La Jornada:
Aline Pettersson
El título de una vieja película me viene a la mente, ¡ Ay, qué tiempos, señor don Simón!, y, al mismo tiempo, mis años de primaria. Asistí a una escuelita, la Windsor, donde iban niños, cuyos padres buscaban, además de otra lengua, que fuera mixta y laica. Tuve muy buenas maestras que procedían de la Escuela Normal Superior. El coco para la directora y para las propias docentes era el inspector de la zona. Al volver la mirada tan atrás, pienso que los requerimientos de la enseñanza por parte de la SEP eran grandes, así que los niños debíamos ser capaces de enviar un mensaje positivo al ogro del inspector. Nunca surgieron problemas que trascendieran hasta lo público. La enseñanza era de corte cardenista,de la que las maestras se sentíanorgullosas.
Cada cierto tiempo había los ‘‘concursos de la zona”. En el caso de mi escuela, la cita era en la imbatible Benito Juárez, a cuyas instalaciones caminábamos en fila los alumnos de quinto y sexto año.

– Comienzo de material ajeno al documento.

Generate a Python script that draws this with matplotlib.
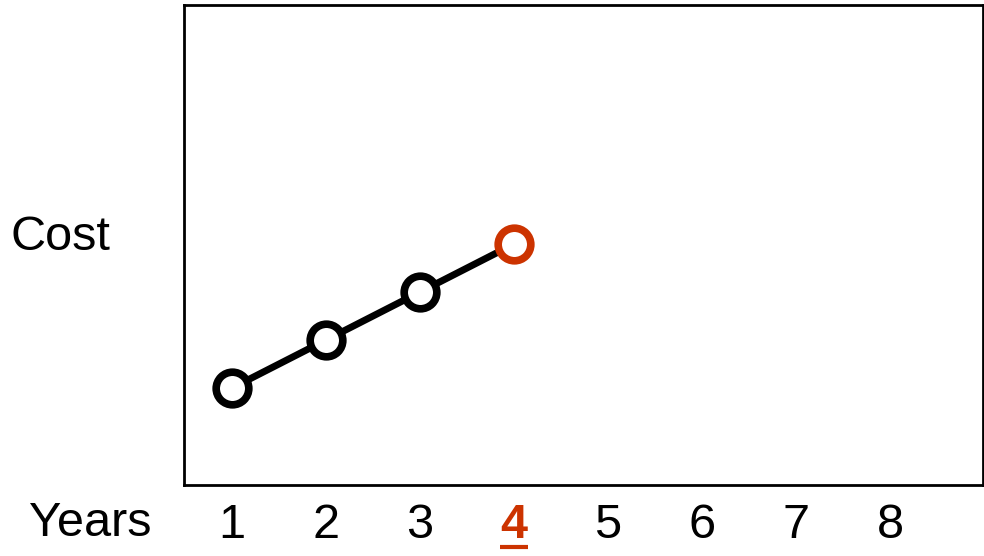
import matplotlib.pyplot as plt
from matplotlib.transforms import blended_transform_factory

plt.rcParams['font.family'] = ['Liberation Sans', 'DejaVu Sans']

years = [1, 2, 3, 4]
cost = [1, 2, 3, 4]
tick_years = [1, 2, 3, 4, 5, 6, 7, 8]
highlight = 4
red = '#cc3300'

fig = plt.figure(figsize=(9.84, 5.56), dpi=100)
W, H = 984, 556
ax = fig.add_axes([184 / W, 1 - 485 / H, 799 / W, 480 / H])

ax.plot(years, cost, color='black', lw=5, zorder=2)
# black rings for the past years, red ring for the current one
ax.plot(years[:-1], cost[:-1], 'o', ms=23.5, mew=5.5, mfc='white', mec='black', zorder=3)
ax.plot(years[-1:], cost[-1:], 'o', ms=23.5, mew=5.5, mfc='white', mec=red, zorder=3)

ax.set_xlim(0.49, 8.99)
ax.set_ylim(-1.02, 8.98)
ax.set_yticks([])
ax.set_xticks(tick_years)
ax.set_xticklabels([str(t) for t in tick_years], fontsize=35)
ax.tick_params(axis='x', length=0, pad=13)
for lab, t in zip(ax.get_xticklabels(), tick_years):
    if t == highlight:
        lab.set_color(red)
        lab.set_fontweight('bold')

for s in ax.spines.values():
    s.set_linewidth(2)

# underline under the highlighted year
tr = blended_transform_factory(ax.transData, ax.transAxes)
ax.plot([highlight - 0.15, highlight + 0.15], [-0.129, -0.129], color=red,
        lw=3, transform=tr, clip_on=False, solid_capstyle='butt')

fig.text(90 / W, 1 - 523 / H, 'Years', fontsize=35, ha='center', va='center')
fig.text(60 / W, 1 - 237 / H, 'Cost', fontsize=35, ha='center', va='center')

fig.savefig('out.png', dpi=100)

En esa época, dicha escuela tenía poco de haber sido construida con el diseño de un famoso arquitecto, nieto del prócer, Carlos Obregón Santacilia. Su dimensión y sus instalaciones nos dejaban boquiabiertos y algo envidiosos de quienes cursaban ahí la primaria. Pero no sólo nos admirábamos del plantel, sino que los más duros a vencer eran sus estudiantes. Nosotros, concursando entre varias escuelas más, solíamos quedar en segundo lugar. Y era cosa de pregonarse, haber casi empatado con los de la ‘‘Benito”.
La preparación de los normalistas de ese tiempo tenía buena fama, y era de cosa para presumir tener un maestro de la Normal. Recuerdo, hasta hoy, a la seño Flores, joven mujer que se apasionaba transmitiéndonos sus lecciones muy bien documentadas. Estoy segura de que los niños son capaces de detectar el brillo o la mediocridad de un maestro; y, en el casillero de los recuerdos, se van acomodando buenos y malos. En ese lejano entonces, no había pase automático ni para los estudiantes, ni menos para los maestros. El examen de titulación docente era duro. La idea detrás era ir transitando por los caminos de una buena educación básica.

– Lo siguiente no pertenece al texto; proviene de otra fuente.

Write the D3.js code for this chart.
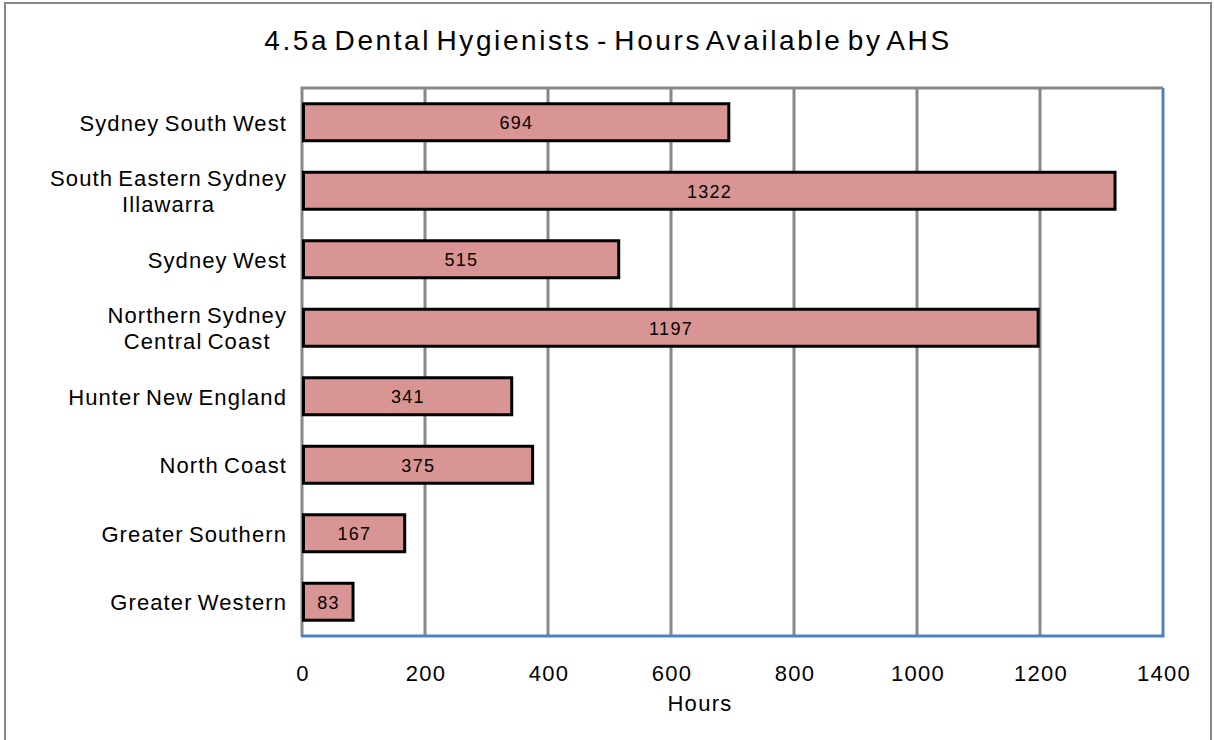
<!DOCTYPE html>
<html>
<head>
<meta charset="utf-8">
<script src="https://cdn.jsdelivr.net/npm/d3@7"></script>
<style>
  body { margin: 0; background: #fff; }
  text { font-family: "Liberation Sans", Arial, sans-serif; fill: #000; }
</style>
</head>
<body>
<svg id="chart" width="1214" height="740"></svg>
<script>
const regions = [
    ['Sydney South West'],
    ['South Eastern Sydney', 'Illawarra'],
    ['Sydney West'],
    ['Northern Sydney', 'Central Coast'],
    ['Hunter New England'],
    ['North Coast'],
    ['Greater Southern'],
    ['Greater Western']
];
const hours = [694, 1322, 515, 1197, 341, 375, 167, 83];
const ticks = [0, 200, 400, 600, 800, 1000, 1200, 1400];

const svg = d3.select('#chart');
const plotLeft = 302, plotRight = 1163, plotTop = 88, plotBottom = 636;

// outer frame
svg.append('rect')
    .attr('x', 5).attr('y', 3).attr('width', 1206).attr('height', 760)
    .attr('fill', 'none').attr('stroke', '#888').attr('stroke-width', 2);

svg.append('text')
    .attr('x', 608).attr('y', 50)
    .attr('text-anchor', 'middle')
    .style('font-size', '28px').style('letter-spacing', '2.6px').style('word-spacing', '-5px')
    .text('4.5a Dental Hygienists - Hours Available by AHS');

const x = d3.scaleLinear().domain([0, 1400]).range([plotLeft, plotRight]);
const y = d3.scaleBand().domain(d3.range(hours.length)).range([plotTop, plotBottom]).paddingInner(0.46).paddingOuter(0.23);

// grid
svg.append('g').selectAll('line').data(ticks.slice(1, -1)).join('line')
    .attr('x1', d => x(d)).attr('x2', d => x(d))
    .attr('y1', plotTop).attr('y2', plotBottom)
    .attr('stroke', '#888').attr('stroke-width', 3);

// plot frame: gray top/left, blue right/bottom
svg.append('path')
    .attr('d', `M${plotLeft},${plotBottom}V${plotTop}H${plotRight}`)
    .attr('fill', 'none').attr('stroke', '#888').attr('stroke-width', 3);
svg.append('path')
    .attr('d', `M${plotLeft - 1},${plotBottom}H${plotRight}V${plotTop}`)
    .attr('fill', 'none').attr('stroke', '#4f81bd').attr('stroke-width', 3);

// bars
const bars = svg.append('g').selectAll('g').data(hours).join('g');
bars.append('rect')
    .attr('x', x(0) + 1.5)
    .attr('y', (d, i) => y(i))
    .attr('width', d => x(d) - x(0) - 1.5)
    .attr('height', y.bandwidth())
    .attr('fill', '#d99594')
    .attr('stroke', '#000').attr('stroke-width', 3);
bars.append('text')
    .attr('x', d => (x(0) + x(d)) / 2 + 1)
    .attr('y', (d, i) => y(i) + y.bandwidth() / 2 + 7)
    .attr('text-anchor', 'middle')
    .style('font-size', '18px').style('letter-spacing', '1.3px')
    .text(d => d);

// category labels
const cat = svg.append('g').selectAll('text').data(regions).join('text')
    .style('font-size', '22px').style('letter-spacing', '1.1px').style('word-spacing', '-2px')
    .attr('transform', (d, i) => {
        const cy = y(i) + y.bandwidth() / 2;
        return `translate(0,${cy - (d.length - 1) * 13 + 8.5})`;
    });
cat.each(function(d) {
    const t = d3.select(this);
    d.forEach((line, k) => {
        t.append('tspan')
            .attr('x', 287).attr('text-anchor', 'end')
            .attr('dy', k ? 25.5 : 0)
            .text(line);
    });
});
// second lines of two-line labels are centred under the first line
cat.filter(d => d.length > 1).each(function() {
    const spans = d3.select(this).selectAll('tspan').nodes();
    const w0 = spans[0].getComputedTextLength();
    const cx = 287 - w0 / 2;
    spans.forEach(s => d3.select(s).attr('x', cx).attr('text-anchor', 'middle'));
});

// x tick labels
svg.append('g').selectAll('text').data(ticks).join('text')
    .attr('x', d => x(d) + 1).attr('y', 681)
    .attr('text-anchor', 'middle')
    .style('font-size', '22px').style('letter-spacing', '1.3px')
    .text(d => d);

svg.append('text')
    .attr('x', 700).attr('y', 711)
    .attr('text-anchor', 'middle')
    .style('font-size', '22px').style('letter-spacing', '1.3px')
    .text('Hours');
</script>
</body>
</html>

Muchas décadas después conocí a quien llegó a ser un amigo muy querido, Fernando del Paso. Ahí había estudiado él; y, en la charla, recordamos el tiempo muy lejano de nuestra niñez. Fernando, digamos, pertenecía al coco de mi escuela, y me confirmó que, en su opinión, sus maestros normalistas habían sido excelentes. Es cierto que la calidad de la educación no alcanzó sus metas nacionales.
Sin embargo, ¿es de veras bueno que el pase al empleo sea automático? ¿Será del mismo nivel la capacidad de todos los normalistas? ¿Será que es la forma de construir una sociedad más justa? ¿Será que éste va a ser un mundo feliz?